I was in the process of saying that I thought all most people want is a decent life, enough to eat, a little music… Then, his cell phone buzzed.  He shrugged one shoulder and started to move toward the squad car parked nearby. "Take very good care of yourself please," I said.

"Thank you," he said. "And thank you for the conversation."

"Thank you.  And thank you for your service."

He waved good-bye.


  1. Thank you for this sweet and touching piece.

  2. Thank you, Ovidia. It had the effect on you that I hoped for. It's become too hard, in my country, for people to talk to one another calmly and sympathetically. Officer D. (I'll call him) and I, in those few minutes, found a modicum of mutual understanding. A little drop in the bucket of balm that the whole world seem to need at this moment.

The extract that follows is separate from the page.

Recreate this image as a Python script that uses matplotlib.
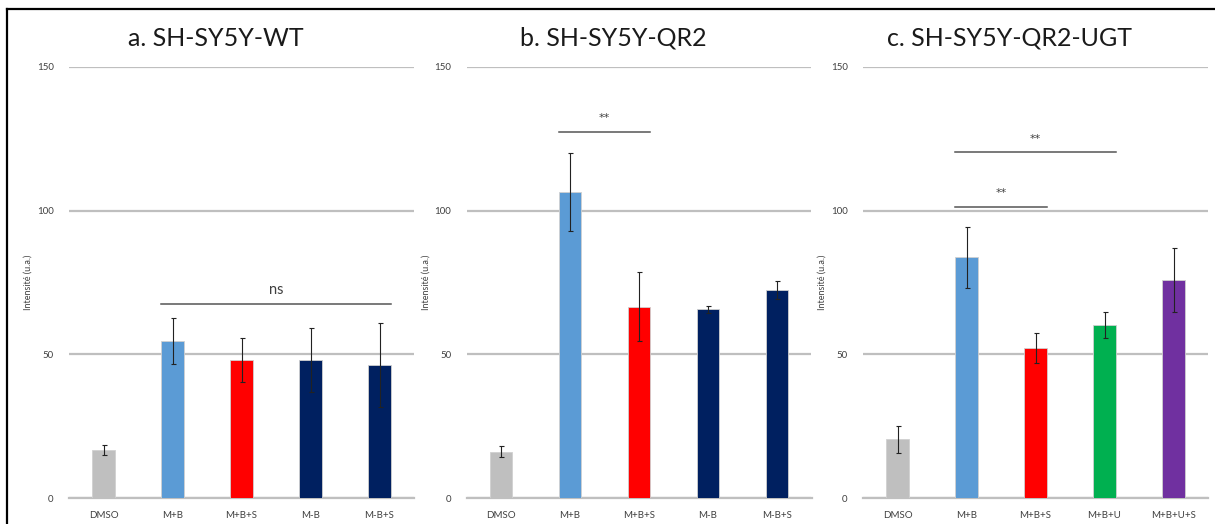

  3. At times, it can seem like half the world has gone made, but one on one, MOST people are decent people.

    1. Thank you, EvKa. I've probably said this to you before. My father taught me this: "If you trust everybody, you will be right 95% of the time. Officer D's guess at the percentage was the same when it comes to the ratio of good people in the South Bronx!

  4. "[A]ll most people want is a decent life, enough to eat, a little music." Yep.

    1. What I said to EvKa, Bro. The worst of the evil 5% to me are people greedy for power. To achieve their ends, they sow discord that yields a harvest that includes 18-year-olds who dream of executing people for buying groceries while black.